The scope is more demanding than it looks
Infrastructure upgrades to fire detection, foam, firewater, and oily water systems present complex environmental pathways. The EIA must address flora and fauna displacement, demolition debris and excavated soil disposal, hydro-test fluid management, and a mandatory Water System Optimisation Assessment — alongside occupational noise modelling, asbestos verification, and soil and groundwater baselines.
A Health Impact Assessment adds another layer, requiring assessment of construction and operational health impacts, socio-economic effects on surrounding populations, and specific management actions. These interdependent workstreams create a cascading timeline where missing one element sends the scoping report back for revision.
What this timeline actually requires
Meeting ninety-day deadlines demands having qualified sub-contractors already in place. All site measurements — air quality, noise, soil, groundwater — must be executed by NCEC-approved parties. Sourcing those relationships after contract award costs valuable time you don’t have.
Understanding the regulatory framework beforehand is equally critical. SAEP-13 sits inside a seven-level compliance hierarchy — from client engineering procedures and NCEC / RCER regulations through to World Bank IFC Performance Standards, Equator Principles, and ISO standards. An EIA that satisfies one layer but not another creates downstream friction and delays.
Proof before credentials
Our portfolio demonstrates execution capability on comparable projects. At the NEOM Circular Economy Centre Phase II, our dust-suppression program cut PM10 emissions by 78% during construction, while community engagement achieved 90% of surveyed community members reporting increased project confidence.

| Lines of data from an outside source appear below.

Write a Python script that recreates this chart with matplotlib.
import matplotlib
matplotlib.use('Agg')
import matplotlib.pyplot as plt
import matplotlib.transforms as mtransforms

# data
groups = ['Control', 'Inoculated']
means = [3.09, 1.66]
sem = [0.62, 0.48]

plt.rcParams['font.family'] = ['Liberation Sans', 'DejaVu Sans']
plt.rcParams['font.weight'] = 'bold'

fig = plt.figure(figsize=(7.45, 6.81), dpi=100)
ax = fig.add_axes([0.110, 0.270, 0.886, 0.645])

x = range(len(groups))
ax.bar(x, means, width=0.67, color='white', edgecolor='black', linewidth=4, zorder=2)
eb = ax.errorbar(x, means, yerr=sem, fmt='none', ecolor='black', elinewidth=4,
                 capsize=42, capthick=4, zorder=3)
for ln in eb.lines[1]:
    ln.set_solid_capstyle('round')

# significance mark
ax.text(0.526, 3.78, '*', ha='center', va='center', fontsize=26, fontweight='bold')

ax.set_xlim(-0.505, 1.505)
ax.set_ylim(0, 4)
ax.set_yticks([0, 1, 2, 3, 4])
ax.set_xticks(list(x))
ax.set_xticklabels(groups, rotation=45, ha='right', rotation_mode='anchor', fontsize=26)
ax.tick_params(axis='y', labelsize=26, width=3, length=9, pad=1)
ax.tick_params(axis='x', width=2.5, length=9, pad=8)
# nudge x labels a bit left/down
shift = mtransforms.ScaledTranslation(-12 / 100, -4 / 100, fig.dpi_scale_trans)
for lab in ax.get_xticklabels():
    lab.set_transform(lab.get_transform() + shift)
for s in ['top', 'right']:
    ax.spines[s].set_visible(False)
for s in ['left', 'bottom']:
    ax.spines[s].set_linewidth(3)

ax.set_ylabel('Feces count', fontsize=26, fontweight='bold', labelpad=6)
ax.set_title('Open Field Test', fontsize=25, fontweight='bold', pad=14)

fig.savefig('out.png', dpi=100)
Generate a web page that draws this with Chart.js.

The Fadhili GIP Fixed Facility Expansion involved delivering complete NCEC-approved EIA suites — CEMP, CWMP, groundwater analysis — with no rework required. The Yanbu NGL Fractionation Plant gave us a directly relevant precedent for fire-system infrastructure typology in the Eastern Region.
Credentials and accreditations
Staterra holds full NCEC accreditation to conduct EIAs, RCJY authorisation as an approved Environmental Service Provider, and verified LCGPA Local Content Certification. The firm maintains ISO 9001, ISO 14001, and ISO 45001. These credentials function as foundational infrastructure that enables rapid execution — not as leading promotional points.